Sixth, profile before optimizing. Use cProfile or the simpler timeit module to measure each step in your pipeline. Frequently the bottleneck is not read_excel itself but a downstream apply with a slow lambda, a string operation that should be vectorized, or a database insert that lacks batching. Optimizing the wrong step wastes effort. Modern profilers integrate with Jupyter and show line-level timings so you can target the genuine hotspots.
Finally, document expected runtimes in your repo. Future-you and future-teammates benefit from a README line stating that this monthly script takes about four minutes on the standard build agent. When the runtime suddenly jumps to twenty minutes, the team will immediately suspect either a much larger file or a regression in dependencies rather than dismissing it as normal variability. Performance budgets prevent slow rot in long-lived pipelines.
Practical tips separate scripts that work once from pipelines that survive years of changing inputs. The patterns below come from production code at data teams that ingest Excel deliveries from clients, vendors, and internal business users every day. Adopting them early saves hours of incident response later when files arrive with unexpected shapes, missing tabs, or new columns that nobody warned the engineering team about.
Build a thin wrapper around read_excel that enforces your conventions. The wrapper accepts a path and an expected schema, then calls read_excel with your chosen engine, dtype map, and skiprows. It validates that all expected columns exist, that no unexpected extra columns appeared, and that row counts fall within a reasonable range. Returning a single DataFrame with consistent types means every downstream notebook can trust the contract without re-checking, which dramatically simplifies code review.
Store input files in object storage like S3 or Azure Blob rather than passing local paths around. read_excel happily accepts URLs and S3 paths when fsspec and s3fs are installed, so pd.read_excel('s3://bucket/2026/may.xlsx') works exactly like a local path. This unlocks reproducible execution from any machine, including ephemeral CI workers and managed notebook services. Tagged versions in S3 give you point-in-time replay capability when stakeholders question old numbers.
Always log the file hash and modification time of every workbook you read. A two-line snippet using hashlib.md5 on the bytes lets you prove later which exact file produced which output. Disputes about whether numbers changed because the data changed or because the code changed disappear when the hash log shows a different file was loaded that morning. This audit trail is essential for finance and regulated industries.
Treat schema drift as a first-class concern. When a vendor adds a new column or renames an existing one, your pipeline should detect it during validation and either fail loudly or fall back to a documented default. Silent acceptance of new columns is dangerous because they may contain critical data nobody is using. The simplest mechanism: compare set(df.columns) against a frozen list and raise on any difference, then update the list deliberately as part of code review.
Write tests against tiny fixture workbooks committed to your repo. A pytest suite that calls read_excel on a five-row sample xlsx and asserts the resulting DataFrame matches a known shape catches engine bugs, dependency upgrades, and accidental parameter changes before they reach production. Keep the fixtures small enough that the test suite runs in seconds. The investment pays off the first time a pandas upgrade subtly changes default behavior.
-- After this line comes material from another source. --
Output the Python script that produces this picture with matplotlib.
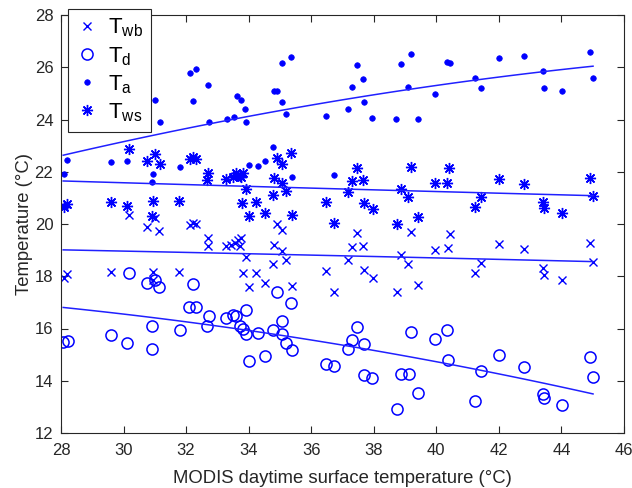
import numpy as np
import matplotlib
matplotlib.use("Agg")
import matplotlib.pyplot as plt

plt.rcParams['font.family'] = ['Liberation Sans', 'DejaVu Sans']
plt.rcParams['mathtext.fontset'] = 'custom'
plt.rcParams['mathtext.rm'] = 'Liberation Sans'
plt.rcParams['mathtext.it'] = 'Liberation Sans'
plt.rcParams['mathtext.default'] = 'regular'

# ---- data ----
x_wb = [28.10, 28.20, 29.59, 30.17, 30.76, 31.00, 31.14, 30.93, 30.93, 31.78, 32.12, 32.23, 32.31,
        32.69, 32.69, 33.29, 33.45, 33.56, 33.66, 33.77, 33.72, 33.91, 33.81, 34.25, 34.01, 34.53,
        34.78, 34.81, 34.92, 35.08, 35.05, 35.18, 35.38, 36.47, 36.73, 37.18, 37.31, 37.47, 37.67,
        37.68, 37.96, 38.73, 38.86, 39.11, 39.18, 39.40, 39.95, 40.37, 40.43, 41.23, 41.44, 42.00,
        42.80, 43.42, 43.43, 44.03, 44.90, 45.01]
t_wb = [17.93, 18.09, 18.16, 20.35, 19.90, 20.22, 19.74, 18.16, 17.86, 18.18, 19.97, 20.05, 20.00,
        19.46, 19.14, 19.14, 19.20, 19.27, 19.39, 19.46, 19.17, 18.75, 18.12, 18.14, 17.58, 17.74,
        18.47, 19.20, 20.00, 19.77, 18.98, 18.63, 17.63, 18.22, 17.38, 18.63, 19.11, 19.65, 19.14,
        18.24, 17.93, 17.38, 18.82, 18.47, 19.71, 17.67, 19.01, 19.07, 19.61, 18.12, 18.50, 19.23,
        19.05, 18.33, 18.04, 17.86, 19.27, 18.54]

x_d = [28.07, 28.23, 29.59, 30.12, 30.17, 30.76, 31.00, 31.14, 30.92, 30.90, 31.80, 32.23, 32.10,
       32.31, 32.73, 32.67, 33.29, 33.49, 33.61, 33.90, 33.72, 33.81, 33.93, 34.01, 34.30, 34.53,
       34.78, 34.92, 35.08, 35.05, 35.18, 35.35, 35.40, 36.47, 36.73, 37.18, 37.31, 37.47, 37.68,
       37.68, 37.95, 38.73, 38.86, 39.12, 39.18, 39.40, 39.95, 40.35, 40.37, 41.23, 41.44, 42.00,
       42.80, 43.42, 43.43, 44.03, 44.90, 45.01]
t_d = [15.48, 15.54, 15.76, 15.46, 18.12, 17.76, 17.86, 17.57, 16.10, 15.21, 15.95, 17.70, 16.84,
       16.84, 16.49, 16.10, 16.42, 16.52, 16.49, 16.71, 16.10, 15.98, 15.78, 14.77, 15.82, 14.93,
       15.95, 17.38, 16.27, 15.80, 15.44, 16.99, 15.18, 14.64, 14.55, 15.22, 15.57, 16.05, 15.41,
       14.23, 14.10, 12.92, 14.27, 14.27, 15.86, 13.55, 15.59, 15.95, 14.80, 13.24, 14.38, 14.97,
       14.53, 13.49, 13.34, 13.08, 14.89, 14.16]

x_a = [28.10, 28.20, 29.59, 30.10, 30.77, 31.00, 31.16, 30.93, 30.90, 31.80, 32.12, 32.31, 32.23,
       32.69, 32.73, 33.31, 33.53, 33.63, 33.75, 33.88, 33.93, 34.01, 34.30, 34.53, 34.78, 34.81,
       34.91, 35.05, 35.18, 35.08, 35.35, 35.40, 36.47, 36.74, 37.19, 37.31, 37.47, 37.67, 37.68,
       37.95, 38.71, 38.86, 39.19, 39.10, 39.41, 39.95, 40.35, 40.43, 41.23, 41.44, 42.00, 42.80,
       43.42, 43.43, 44.03, 44.90, 45.01]
t_a = [21.92, 22.45, 22.37, 22.41, 24.17, 24.75, 23.92, 21.92, 21.62, 22.17, 25.77, 25.92, 24.71,
       25.32, 23.92, 24.01, 24.11, 24.91, 24.75, 24.40, 23.90, 22.26, 22.23, 22.40, 22.96, 25.10,
       25.08, 24.67, 24.20, 26.18, 26.38, 21.79, 24.15, 21.89, 24.40, 25.26, 26.08, 25.56, 24.67,
       24.07, 24.02, 26.11, 26.51, 25.26, 24.02, 24.99, 26.20, 26.15, 25.58, 25.21, 26.37, 26.44,
       25.85, 25.21, 25.09, 26.60, 25.58]

x_ws = [28.10, 28.20, 29.59, 30.10, 30.17, 30.76, 31.00, 31.16, 30.93, 30.92, 31.78, 32.12, 32.23,
        32.31, 32.69, 32.67, 33.29, 33.50, 33.61, 33.72, 33.82, 33.77, 33.93, 33.79, 34.01, 34.25,
        34.53, 34.78, 34.81, 34.91, 35.08, 35.35, 35.05, 35.18, 35.38, 36.47, 36.73, 37.18, 37.31,
        37.47, 37.67, 37.68, 37.96, 38.73, 38.86, 39.11, 39.18, 39.40, 39.95, 40.35, 40.40, 41.23,
        41.44, 42.00, 42.80, 43.42, 43.43, 44.03, 44.90, 45.01]
t_ws = [20.64, 20.77, 20.83, 20.69, 22.86, 22.43, 22.68, 22.30, 20.88, 20.31, 20.88, 22.48, 22.56,
        22.48, 21.94, 21.69, 21.71, 21.79, 21.94, 21.84, 21.97, 21.79, 21.33, 20.82, 20.31, 20.86,
        20.41, 21.11, 21.75, 22.54, 22.29, 22.73, 21.58, 21.28, 20.35, 20.83, 20.05, 21.24, 21.66,
        22.14, 21.69, 20.82, 20.57, 19.99, 21.33, 21.03, 22.20, 20.28, 21.58, 21.58, 22.14, 20.64,
        21.05, 21.71, 21.53, 20.86, 20.61, 20.41, 21.75, 21.09]

# fitted trend curves, sample points
fit_x_wb = [28.07, 34.04, 40.43, 45.01]
fit_wb = [19.01, 18.86, 18.69, 18.56]
fit_x_d = [28.07, 33.72, 37.23, 40.05, 45.01]
fit_d = [16.80, 16.01, 15.25, 14.76, 13.49]
fit_x_a = [28.07, 34.04, 40.43, 43.42, 45.01]
fit_a = [22.64, 24.11, 25.39, 25.85, 26.02]
fit_x_ws = [28.07, 34.04, 40.43, 45.01]
fit_ws = [21.65, 21.43, 21.24, 21.08]

labels = [r'$T_{wb}$', r'$T_d$', r'$T_a$', r'$T_{ws}$']
x_ticks = [28, 30, 32, 34, 36, 38, 40, 42, 44, 46]
y_ticks = [12, 14, 16, 18, 20, 22, 24, 26, 28]

# ---- figure ----
fig = plt.figure(figsize=(6.32, 4.88), dpi=100)
ax = fig.add_axes([61/632, 1-433/488, (624-61)/632, (433-15)/488])

mc = '#0000ff'
lc = '#2020ff'

h1, = ax.plot(x_wb, t_wb, ls='none', marker='x', ms=5.5, mew=1.0, color=mc)
h2, = ax.plot(x_d, t_d, ls='none', marker='o', ms=8, mfc='none', mec=mc, mew=1.1)
h3, = ax.plot(x_a, t_a, ls='none', marker='o', ms=4, mfc=mc, mec=mc, mew=0.5)
h4, = ax.plot(x_ws, t_ws, ls='none', marker=(8, 2, 0), ms=8, mew=1.0, color=mc)

for fx, fy in [(fit_x_wb, fit_wb), (fit_x_d, fit_d), (fit_x_a, fit_a), (fit_x_ws, fit_ws)]:
    fx = np.asarray(fx); fy = np.asarray(fy)
    c = np.polyfit(fx, fy, 2)
    xx = np.linspace(fx.min(), fx.max(), 100)
    ax.plot(xx, np.polyval(c, xx), color=lc, lw=1.1)

ax.set_xlim(28, 46)
ax.set_ylim(12, 28)
ax.set_xticks(x_ticks)
ax.set_yticks(y_ticks)
ax.tick_params(direction='in', top=True, right=True, length=5, width=0.8,
               labelsize=12, colors='#262626')
ax.tick_params(axis='x', pad=7.5)
ax.tick_params(axis='y', pad=5.5)
for s in ax.spines.values():
    s.set_color('#262626')
    s.set_linewidth(0.8)
ax.set_xlabel('MODIS daytime surface temperature (°C)', fontsize=13.3, color='#262626', labelpad=8.5)
ax.set_ylabel('Temperature (°C)', fontsize=13.3, color='#262626', labelpad=1)

leg = fig.legend([h1, h2, h3, h4], labels, loc='upper left',
                 bbox_to_anchor=(68/632, 1-9/488), bbox_transform=fig.transFigure,
                 fancybox=False, edgecolor='#262626', fontsize=16, borderaxespad=0,
                 handlelength=1.0, handletextpad=0.45, labelspacing=0.25, borderpad=0.35,
                 framealpha=1)
leg.get_frame().set_linewidth(0.8)

fig.savefig('out.png', dpi=100)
Finally, document the quirks of every recurring file in a short README next to the script that loads it. List the sheet names, expected column order, skiprows count, known nulls, and any cleaning steps required. When a new team member inherits the pipeline they can read that document and understand in five minutes what would otherwise take an hour of forensic exploration. Living documentation is the cheapest investment you can make in operational excellence.